At commencements or other ceremonies for graduates, school administrators and principals saluted their students and waved many of them off to colleges and universities across the country.

But as some of those high school students settle into college life, a disappointing reality will wash over them. They'll realize they may not be as ready for college as they thought.

According to a national study released Monday called "Diploma to Nowhere," one-third of U.S. college students have to enroll in remedial classes to get up to speed on subjects they should have learned in high school.

Bringing the students up to snuff costs colleges and taxpayers between $2.3 billion and $2.9 billion a year, the study found.

The report, issued by the group Strong American Schools, analyzed federal data. What it showed is that 43 percent of community college students require remedial work, as do 29 percent of students enrolled at four-year public universities.

Education officials have a responsibility to ensure that teens going on to college have met the academic requirements that will provide them a successful transition into the rigors of higher learning.

In Virginia, the Governor's P-16 Education Council last year discussed aligning high school graduation and college entrance requirements at Virginia colleges.

Judging from the minutes of a council meeting last year, reconciling the high school and college requirements merits more than discussion.

It demands action.

An analysis conducted for the P-16 panel indicated that a Virginia high school student can graduate with a standard diploma without taking the courses recommended for admission to 15 of 16 public colleges and 18 to 20 of 22 private institutions.
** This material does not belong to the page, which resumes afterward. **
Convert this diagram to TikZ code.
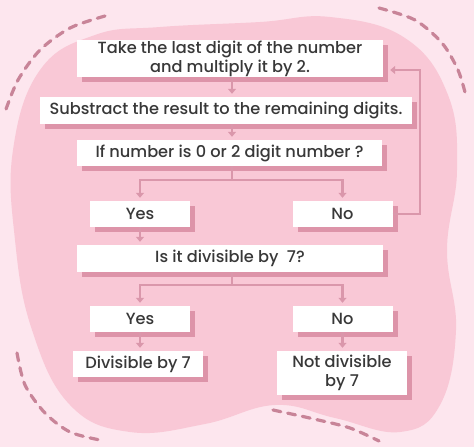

The main reason, according to the minutes, was that Virginia students can earn a standard diploma without taking a foreign language. Yet most Virginia colleges require or recommend two or more years of a foreign language.

The state has at least four different graduation diplomas, said attorney Angela Ciolfi, who works with children's issues for the Legal Aid Justice Center in Charlottesville.

But of the 78,500 Virginia students who graduated in 2007, 43 percent earned a standard diploma, and 51 percent received an advanced studies diploma, said the attorney, who follows state education issues.

Virginia has an obligation to its high school seniors to make a seamless transition from high school to college. The best way to do that is to make sure students are ready when they get there.